▸ **TO DO**: Only the lines from the start of the data through the line containing "const x0 = xScale(0), y0 = yScale(0);" should be written out, exactly as they are, with both ends included and the pictures left out.

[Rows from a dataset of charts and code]

—————

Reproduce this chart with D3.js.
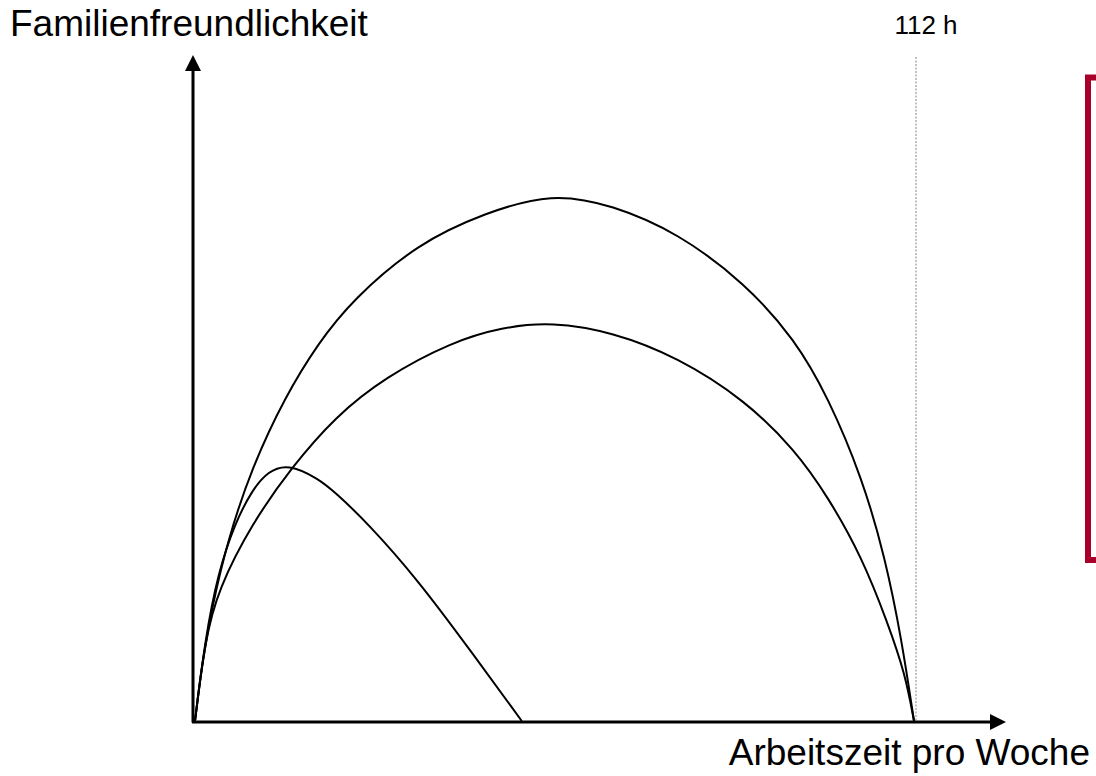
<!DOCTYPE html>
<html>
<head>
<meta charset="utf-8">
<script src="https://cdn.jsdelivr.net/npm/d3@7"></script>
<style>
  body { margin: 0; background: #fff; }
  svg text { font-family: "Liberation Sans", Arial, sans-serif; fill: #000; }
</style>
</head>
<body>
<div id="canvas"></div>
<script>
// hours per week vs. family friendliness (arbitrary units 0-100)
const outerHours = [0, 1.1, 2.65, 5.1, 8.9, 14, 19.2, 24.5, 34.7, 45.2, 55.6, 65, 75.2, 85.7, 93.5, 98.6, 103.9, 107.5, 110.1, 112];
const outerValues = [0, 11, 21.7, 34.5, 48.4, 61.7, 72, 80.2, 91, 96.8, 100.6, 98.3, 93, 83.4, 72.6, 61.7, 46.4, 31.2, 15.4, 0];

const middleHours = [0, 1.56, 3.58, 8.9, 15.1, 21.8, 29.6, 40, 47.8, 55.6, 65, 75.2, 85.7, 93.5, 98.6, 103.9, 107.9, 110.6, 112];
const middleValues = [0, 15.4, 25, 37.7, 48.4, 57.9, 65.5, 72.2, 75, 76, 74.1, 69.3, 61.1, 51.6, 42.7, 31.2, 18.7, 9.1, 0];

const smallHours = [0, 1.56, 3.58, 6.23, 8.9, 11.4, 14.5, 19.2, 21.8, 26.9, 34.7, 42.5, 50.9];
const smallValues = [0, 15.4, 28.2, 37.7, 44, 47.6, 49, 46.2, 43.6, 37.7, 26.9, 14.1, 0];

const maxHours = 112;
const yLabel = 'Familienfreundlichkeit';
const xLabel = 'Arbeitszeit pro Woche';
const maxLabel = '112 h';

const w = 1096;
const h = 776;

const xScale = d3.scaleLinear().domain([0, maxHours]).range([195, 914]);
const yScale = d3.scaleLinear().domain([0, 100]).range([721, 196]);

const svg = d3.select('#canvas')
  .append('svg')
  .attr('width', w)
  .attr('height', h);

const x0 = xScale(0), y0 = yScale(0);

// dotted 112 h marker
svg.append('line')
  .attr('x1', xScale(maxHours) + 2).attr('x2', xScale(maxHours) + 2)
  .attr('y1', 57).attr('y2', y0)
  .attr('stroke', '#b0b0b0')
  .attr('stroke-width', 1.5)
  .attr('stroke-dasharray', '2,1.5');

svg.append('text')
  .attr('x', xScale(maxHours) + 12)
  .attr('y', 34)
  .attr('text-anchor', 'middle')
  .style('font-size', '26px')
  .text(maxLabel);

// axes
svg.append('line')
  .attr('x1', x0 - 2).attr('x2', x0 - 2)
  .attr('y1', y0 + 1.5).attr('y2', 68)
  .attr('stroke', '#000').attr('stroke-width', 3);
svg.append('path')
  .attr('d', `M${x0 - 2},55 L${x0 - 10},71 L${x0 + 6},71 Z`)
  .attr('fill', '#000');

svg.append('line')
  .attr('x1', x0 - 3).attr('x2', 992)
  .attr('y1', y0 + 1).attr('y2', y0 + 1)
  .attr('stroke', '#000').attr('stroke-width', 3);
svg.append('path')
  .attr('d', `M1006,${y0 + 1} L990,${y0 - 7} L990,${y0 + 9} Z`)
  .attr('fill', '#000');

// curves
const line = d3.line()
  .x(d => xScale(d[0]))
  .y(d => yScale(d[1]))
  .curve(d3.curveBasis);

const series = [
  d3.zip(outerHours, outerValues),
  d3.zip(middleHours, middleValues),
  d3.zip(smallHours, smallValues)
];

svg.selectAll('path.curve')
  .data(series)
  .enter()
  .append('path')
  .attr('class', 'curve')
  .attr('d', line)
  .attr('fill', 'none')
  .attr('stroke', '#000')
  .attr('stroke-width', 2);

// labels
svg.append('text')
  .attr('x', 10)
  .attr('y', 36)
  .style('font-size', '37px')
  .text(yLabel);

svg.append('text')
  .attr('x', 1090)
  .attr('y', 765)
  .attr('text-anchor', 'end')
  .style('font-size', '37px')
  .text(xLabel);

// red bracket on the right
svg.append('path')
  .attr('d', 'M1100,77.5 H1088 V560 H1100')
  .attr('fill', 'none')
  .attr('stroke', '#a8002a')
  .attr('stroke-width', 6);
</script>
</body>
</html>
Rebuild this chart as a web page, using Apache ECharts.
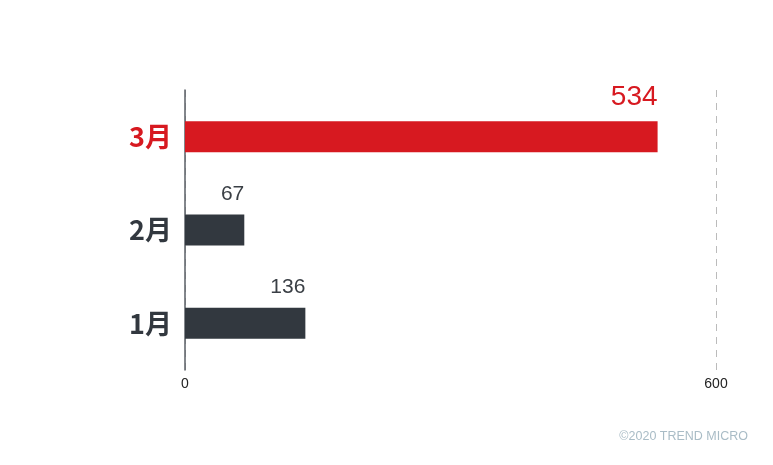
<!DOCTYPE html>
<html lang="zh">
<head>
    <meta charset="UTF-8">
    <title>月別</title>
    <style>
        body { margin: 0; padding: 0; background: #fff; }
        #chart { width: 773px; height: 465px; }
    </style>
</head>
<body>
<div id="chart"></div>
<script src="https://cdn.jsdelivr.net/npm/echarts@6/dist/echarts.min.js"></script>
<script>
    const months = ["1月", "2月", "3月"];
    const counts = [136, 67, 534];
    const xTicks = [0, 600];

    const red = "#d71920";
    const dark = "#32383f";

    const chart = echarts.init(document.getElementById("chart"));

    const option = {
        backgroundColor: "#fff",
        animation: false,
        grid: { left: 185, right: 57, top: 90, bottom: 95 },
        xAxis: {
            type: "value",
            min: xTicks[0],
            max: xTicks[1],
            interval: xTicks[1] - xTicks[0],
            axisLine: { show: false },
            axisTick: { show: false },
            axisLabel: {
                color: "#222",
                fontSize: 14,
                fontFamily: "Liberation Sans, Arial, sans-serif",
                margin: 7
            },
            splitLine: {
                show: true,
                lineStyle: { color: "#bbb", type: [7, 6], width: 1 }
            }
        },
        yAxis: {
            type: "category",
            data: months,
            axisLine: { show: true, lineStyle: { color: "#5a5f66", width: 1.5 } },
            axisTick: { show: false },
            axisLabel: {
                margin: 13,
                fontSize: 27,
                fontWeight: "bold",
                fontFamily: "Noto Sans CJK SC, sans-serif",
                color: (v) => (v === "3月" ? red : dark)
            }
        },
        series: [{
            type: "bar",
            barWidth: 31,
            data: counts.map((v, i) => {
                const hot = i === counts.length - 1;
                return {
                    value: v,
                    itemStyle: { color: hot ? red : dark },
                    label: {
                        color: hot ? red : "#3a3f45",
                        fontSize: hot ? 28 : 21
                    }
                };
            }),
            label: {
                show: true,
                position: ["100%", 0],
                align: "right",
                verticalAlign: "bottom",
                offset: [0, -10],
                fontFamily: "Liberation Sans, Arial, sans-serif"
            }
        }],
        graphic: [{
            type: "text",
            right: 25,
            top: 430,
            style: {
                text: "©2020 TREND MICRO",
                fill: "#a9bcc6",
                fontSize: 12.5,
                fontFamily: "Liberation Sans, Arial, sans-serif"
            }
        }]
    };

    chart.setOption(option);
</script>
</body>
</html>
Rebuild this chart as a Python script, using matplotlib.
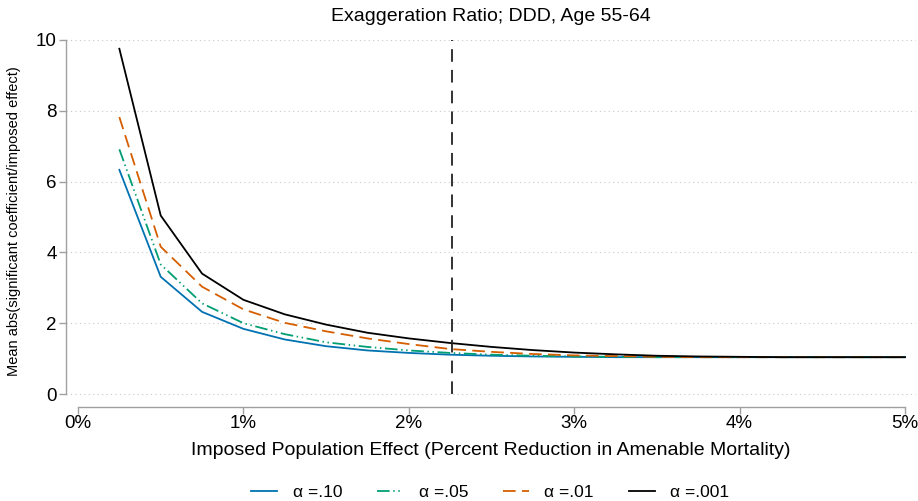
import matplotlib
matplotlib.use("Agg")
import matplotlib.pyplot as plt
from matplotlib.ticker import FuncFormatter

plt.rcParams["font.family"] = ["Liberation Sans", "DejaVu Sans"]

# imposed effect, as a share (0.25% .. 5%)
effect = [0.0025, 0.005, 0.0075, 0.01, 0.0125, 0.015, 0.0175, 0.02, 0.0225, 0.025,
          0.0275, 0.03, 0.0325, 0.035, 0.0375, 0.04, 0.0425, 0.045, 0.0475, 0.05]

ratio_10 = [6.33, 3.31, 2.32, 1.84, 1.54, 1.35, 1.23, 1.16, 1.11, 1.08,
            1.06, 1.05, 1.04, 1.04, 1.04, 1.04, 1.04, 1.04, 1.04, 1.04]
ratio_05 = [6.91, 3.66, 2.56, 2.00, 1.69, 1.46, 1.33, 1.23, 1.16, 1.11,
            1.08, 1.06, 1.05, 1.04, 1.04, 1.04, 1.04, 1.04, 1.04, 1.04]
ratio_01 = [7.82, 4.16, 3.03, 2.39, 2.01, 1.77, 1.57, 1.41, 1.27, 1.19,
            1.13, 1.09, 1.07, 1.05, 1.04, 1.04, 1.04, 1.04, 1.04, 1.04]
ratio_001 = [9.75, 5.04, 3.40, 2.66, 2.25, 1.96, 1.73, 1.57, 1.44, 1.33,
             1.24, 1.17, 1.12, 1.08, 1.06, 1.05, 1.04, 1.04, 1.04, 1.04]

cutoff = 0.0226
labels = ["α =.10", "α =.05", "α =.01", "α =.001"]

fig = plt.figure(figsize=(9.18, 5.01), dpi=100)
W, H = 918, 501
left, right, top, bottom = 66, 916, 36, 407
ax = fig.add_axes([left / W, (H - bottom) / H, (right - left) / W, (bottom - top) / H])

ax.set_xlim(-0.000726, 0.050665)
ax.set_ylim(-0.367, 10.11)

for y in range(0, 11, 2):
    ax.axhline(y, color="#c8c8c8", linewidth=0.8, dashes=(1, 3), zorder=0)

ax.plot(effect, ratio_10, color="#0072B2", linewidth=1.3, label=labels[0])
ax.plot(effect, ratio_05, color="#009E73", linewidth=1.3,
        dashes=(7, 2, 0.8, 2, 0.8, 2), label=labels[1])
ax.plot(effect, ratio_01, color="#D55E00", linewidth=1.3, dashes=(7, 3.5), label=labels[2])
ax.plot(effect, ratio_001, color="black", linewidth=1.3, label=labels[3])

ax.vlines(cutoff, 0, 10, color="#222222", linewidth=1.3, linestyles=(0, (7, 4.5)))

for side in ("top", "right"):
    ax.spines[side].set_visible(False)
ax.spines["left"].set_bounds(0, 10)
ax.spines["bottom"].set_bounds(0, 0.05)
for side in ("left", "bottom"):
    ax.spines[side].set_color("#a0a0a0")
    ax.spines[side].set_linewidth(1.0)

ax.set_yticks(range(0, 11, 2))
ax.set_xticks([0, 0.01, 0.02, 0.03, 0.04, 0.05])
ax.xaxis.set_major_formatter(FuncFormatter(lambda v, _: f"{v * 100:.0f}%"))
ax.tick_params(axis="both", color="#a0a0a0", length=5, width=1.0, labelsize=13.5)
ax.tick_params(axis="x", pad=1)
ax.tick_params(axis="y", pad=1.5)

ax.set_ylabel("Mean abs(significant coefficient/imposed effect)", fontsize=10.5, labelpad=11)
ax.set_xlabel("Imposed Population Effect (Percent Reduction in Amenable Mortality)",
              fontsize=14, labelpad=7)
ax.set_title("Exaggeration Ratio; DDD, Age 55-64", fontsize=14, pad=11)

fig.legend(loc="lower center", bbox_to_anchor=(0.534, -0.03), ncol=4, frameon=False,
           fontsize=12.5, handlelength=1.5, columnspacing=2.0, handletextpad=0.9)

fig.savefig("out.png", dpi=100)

—————

▸ **CORRECT ANSWER**:
Reproduce this chart with D3.js.
<!DOCTYPE html>
<html>
<head>
<meta charset="utf-8">
<script src="https://cdn.jsdelivr.net/npm/d3@7"></script>
<style>
  body { margin: 0; background: #fff; }
  svg text { font-family: "Liberation Sans", Arial, sans-serif; fill: #000; }
</style>
</head>
<body>
<div id="canvas"></div>
<script>
// hours per week vs. family friendliness (arbitrary units 0-100)
const outerHours = [0, 1.1, 2.65, 5.1, 8.9, 14, 19.2, 24.5, 34.7, 45.2, 55.6, 65, 75.2, 85.7, 93.5, 98.6, 103.9, 107.5, 110.1, 112];
const outerValues = [0, 11, 21.7, 34.5, 48.4, 61.7, 72, 80.2, 91, 96.8, 100.6, 98.3, 93, 83.4, 72.6, 61.7, 46.4, 31.2, 15.4, 0];

const middleHours = [0, 1.56, 3.58, 8.9, 15.1, 21.8, 29.6, 40, 47.8, 55.6, 65, 75.2, 85.7, 93.5, 98.6, 103.9, 107.9, 110.6, 112];
const middleValues = [0, 15.4, 25, 37.7, 48.4, 57.9, 65.5, 72.2, 75, 76, 74.1, 69.3, 61.1, 51.6, 42.7, 31.2, 18.7, 9.1, 0];

const smallHours = [0, 1.56, 3.58, 6.23, 8.9, 11.4, 14.5, 19.2, 21.8, 26.9, 34.7, 42.5, 50.9];
const smallValues = [0, 15.4, 28.2, 37.7, 44, 47.6, 49, 46.2, 43.6, 37.7, 26.9, 14.1, 0];

const maxHours = 112;
const yLabel = 'Familienfreundlichkeit';
const xLabel = 'Arbeitszeit pro Woche';
const maxLabel = '112 h';

const w = 1096;
const h = 776;

const xScale = d3.scaleLinear().domain([0, maxHours]).range([195, 914]);
const yScale = d3.scaleLinear().domain([0, 100]).range([721, 196]);

const svg = d3.select('#canvas')
  .append('svg')
  .attr('width', w)
  .attr('height', h);

const x0 = xScale(0), y0 = yScale(0);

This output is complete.